On January 4, 2016, Grier was promoted to general manager of the Dolphins. Five days later, Chicago Bears' offensive coordinator Adam Gase was hired as the new head coach for Miami. In his first move as general manager, Grier traded the Dolphins' 2016 first round draft pick (eighth overall) to the Philadelphia Eagles for linebacker Kiko Alonso, cornerback Byron Maxwell and the Eagles' first round draft pick (13th overall).

On December 31, 2018, Grier dismissed third-year head coach Gase and demoted fourth-year vice president of football operations Mike Tannenbaum as part of many organizational changes the team made following the 2018 season. On February 4, 2019, a day after Super Bowl LIII, Grier hired long-time New England Patriots' assistant Brian Flores as the team's new head coach.

On April 23, 2020, Grier selected Alabama Crimson Tide quarterback Tua Tagovailoa with the fifth overall pick in the 2020 NFL draft, making Tagovailoa the highest-drafted quarterback the team has selected since Bob Griese in 1967.

On April 29, 2021, Grier drafted Tagovailoa's former teammate from Alabama, wide receiver Jaylen Waddle with the sixth overall pick and Miami linebacker Jaelan Phillips with the eighteenth overall pick in the 2021 NFL draft. Grier's selections would turn out to be a success, as Waddle would break Anquan Boldin's record of receptions caught by a rookie, and Phillips would become the first rookie since Julius Peppers (2002) to record at least 6 sacks in a three-game span, though both players would be traded away in the 2025 and 2026 season.

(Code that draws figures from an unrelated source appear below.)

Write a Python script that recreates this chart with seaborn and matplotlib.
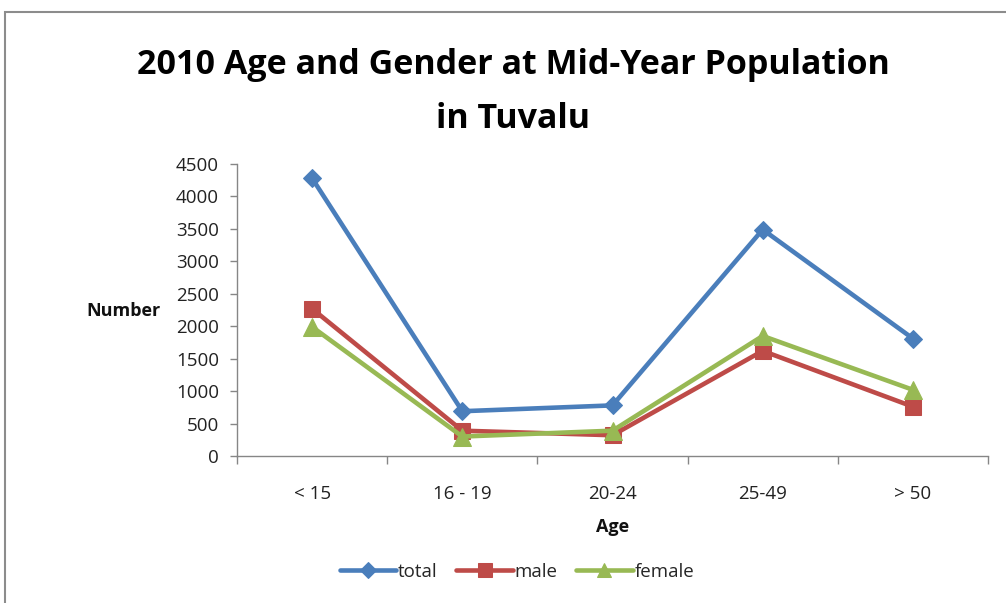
import numpy as np
import pandas as pd
import matplotlib
matplotlib.use("Agg")
import matplotlib.pyplot as plt
import seaborn as sns
from matplotlib.patches import Rectangle

categories = ["< 15", "16 - 19", "20-24", "25-49", "> 50"]
total = [4280, 690, 780, 3490, 1810]
male = [2270, 390, 320, 1620, 760]
female = [1990, 300, 390, 1850, 1020]
series_names = ["total", "male", "female"]
y_ticks = [0, 500, 1000, 1500, 2000, 2500, 3000, 3500, 4000, 4500]

sns.set_theme(style="white")
plt.rcParams['font.family'] = ['Open Sans', 'DejaVu Sans']

pos = np.arange(len(categories))
df = pd.DataFrame({
    "pos": np.tile(pos, 3),
    "value": total + male + female,
    "series": np.repeat(series_names, len(categories)),
})

colors = {"total": "#4A7EBB", "male": "#BE4B48", "female": "#98B954"}
markers = {"total": "D", "male": "s", "female": "^"}
msizes = {"total": 9.5, "male": 11.5, "female": 12.5}

fig = plt.figure(figsize=(10.06, 6.03), dpi=100)
fig.patch.set_facecolor("white")
ax = fig.add_axes([237/1006, 1-456/603, (988-237)/1006, (456-164)/603])

for name in series_names:
    sub = df[df.series == name]
    sns.lineplot(data=sub, x="pos", y="value", ax=ax, color=colors[name],
                 marker=markers[name], markersize=msizes[name],
                 markeredgecolor=colors[name], linewidth=3.3, label=name,
                 legend=False)

ax.set_xlim(-0.5, len(categories) - 0.5)
ax.set_ylim(0, 4500)
ax.set_yticks(y_ticks)
ax.set_yticklabels([str(v) for v in y_ticks])
ax.set_xticks(pos)
ax.set_xticklabels(categories)
ax.set_xticks(np.arange(-0.5, len(categories)), minor=True)
ax.tick_params(axis="x", which="major", length=0, pad=21, labelsize=13.5, colors="#222222")
ax.tick_params(axis="x", which="minor", length=6, width=1, color="#868686", bottom=True)
ax.tick_params(axis="y", which="major", length=5, width=1, color="#868686", left=True,
               labelsize=13.5, colors="#222222", pad=8)
for s in ["top", "right"]:
    ax.spines[s].set_visible(False)
for s in ["left", "bottom"]:
    ax.spines[s].set_color("#868686")
    ax.spines[s].set_linewidth(1)
ax.set_xlabel("")
ax.set_ylabel("")
ax.grid(False)

fig.text(124/1006, 1-311/603, "Number", ha="center", va="center", fontsize=13,
         fontweight="bold", color="#111111")
fig.text(613/1006, 1-527/603, "Age", ha="center", va="center", fontsize=13,
         fontweight="bold", color="#111111")
fig.text(513/1006, 1-92/603, "2010 Age and Gender at Mid-Year Population\nin Tuvalu",
         ha="center", va="center", fontsize=24.5, fontweight="bold", color="#000000",
         linespacing=1.75)

handles, labels = ax.get_legend_handles_labels()
fig.legend(handles, labels, loc="center", bbox_to_anchor=(517/1006, 1-572/603),
           ncol=3, frameon=False, fontsize=13.5, handlelength=3.0,
           handletextpad=0.1, columnspacing=1.0, markerscale=0.85)

fig.add_artist(Rectangle((5/1006, -0.05), 1.2, 1-12/603 + 0.05,
                         transform=fig.transFigure, fill=False,
                         edgecolor="#8C8C8C", linewidth=1.5))

fig.savefig("out.png", dpi=100)
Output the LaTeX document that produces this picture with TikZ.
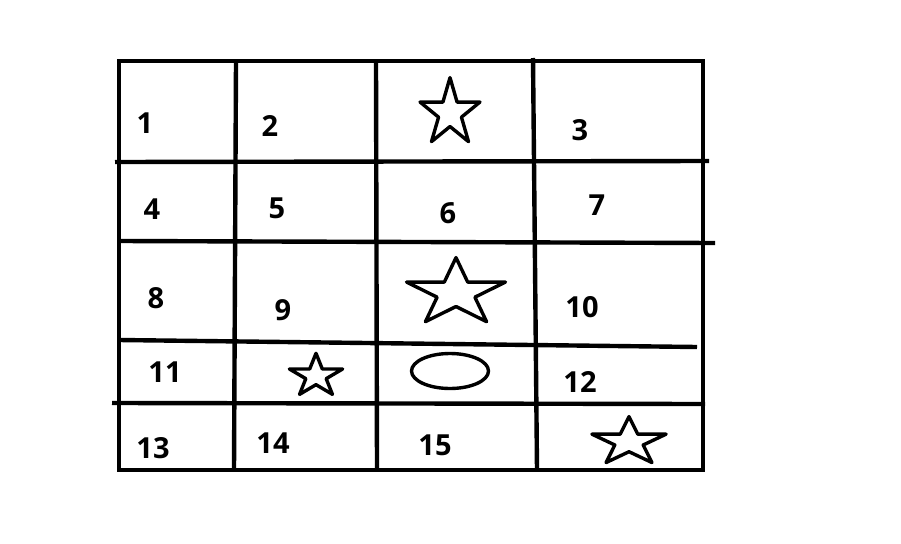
\documentclass[tikz,border=0pt]{standalone}
\usepackage{fontspec}
\setmainfont{Open Sans}
\usetikzlibrary{calc}
\begin{document}
\begin{tikzpicture}[x=1pt,y=-1pt,
  gridline/.style={line width=4.4pt},
  shapeline/.style={line width=3.4pt,line join=round},
  lbl/.style={font=\fontsize{29}{29}\selectfont\bfseries,inner sep=0pt}]
\useasboundingbox (0,0) rectangle (901,543);
% outer frame
\draw[gridline,line join=miter] (119,61) -- (703,61) -- (703,470) -- (119,470) -- cycle;
% vertical lines
\draw[gridline] (236,61) -- (234,470);
\draw[gridline] (376,63) -- (377,470);
\draw[gridline] (533,58) -- (537,470);
% horizontal lines
\draw[gridline] (115,162) -- (709,161);
\draw[gridline] (119,241) -- (715,243);
\draw[gridline] (119,340) -- (697,347);
\draw[gridline] (112,403) -- (705,404);
% stars
\foreach \cx/\cy/\rx/\ry in {450/113/31.5/35.4, 456/293/52/35.4, 316/376/28/22.7, 629/442/39/25.4}{
  \draw[shapeline,fill=white]
    (\cx,\cy-\ry)
    \foreach \k in {1,...,9}{
      -- ($(\cx,\cy)+({(0.382+0.618*(1-mod(\k,2)))*\rx*sin(36*\k)},{-(0.382+0.618*(1-mod(\k,2)))*\ry*cos(36*\k)})$)
    } -- cycle;
}
% ellipse
\draw[shapeline] (450,371) ellipse [x radius=38.5, y radius=17.5];
% labels
\node[lbl] (n1) at (145,123) {1};
\node[lbl] (n2) at (270,126) {2};
\node[lbl] (n3) at (580,130) {3};
\node[lbl] (n4) at (152,209) {4};
\node[lbl] (n5) at (277,208) {5};
\node[lbl] (n6) at (448,213) {6};
\node[lbl] (n7) at (597,205) {7};
\node[lbl] (n8) at (156,298) {8};
\node[lbl] (n9) at (283,310) {9};
\node[lbl] (n10) at (582,307) {10};
\node[lbl] (n11) at (165,372) {11};
\node[lbl] (n12) at (580,382) {12};
\node[lbl] (n13) at (153,448) {13};
\node[lbl] (n14) at (273,443) {14};
\node[lbl] (n15) at (435,445) {15};
\end{tikzpicture}
\end{document}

On January 10, 2022, Dolphins' owner Stephen M. Ross fired third-year head coach Flores. Mike McDaniel was chosen to replace him and announced as the head coach on February 6, 2022. Ross decided to retain Grier for the 2022 season, effectively becoming the franchise's longest-serving general manager since Eddie Jones (1990–2004) and the fourth-longest-serving general manager in franchise history (behind Jones, Mike Robbie (1978–1989), and Don Shula (1970–1977)).

On September 14, 2025, frustrated Dolphins fans funded a GoFundMe campaign and flew a "Fire Grier. Fire McDaniel" banner over Hard Rock Stadium. The frustrations mostly centered on Grier's inability to construct a consistently strong roster or win a playoff game as General Manager.

On October 31, 2025, The Miami Dolphins mutually agreed to part ways with Grier. His departure came less than a day after the Dolphins fell to 2–7 with a 28–6 loss to the Baltimore Ravens on Thursday Night Football.

During Grier's tenure, the Dolphins had five winning seasons and made the playoffs three times: in 2016 (Grier's first year as general manager), where they lost 30–12 in the Wild Card Playoff against the Pittsburgh Steelers, in 2022, where they again lost the Wild Card Playoff, this time against division rival Buffalo Bills, and in 2023 where they lost at Arrowhead 26–7 to the eventual back-to-back Super Bowl Champion Kansas City Chiefs.

===Detroit Lions===
On June 3, 2026, Grier was hired by the Detroit Lions as a personnel executive.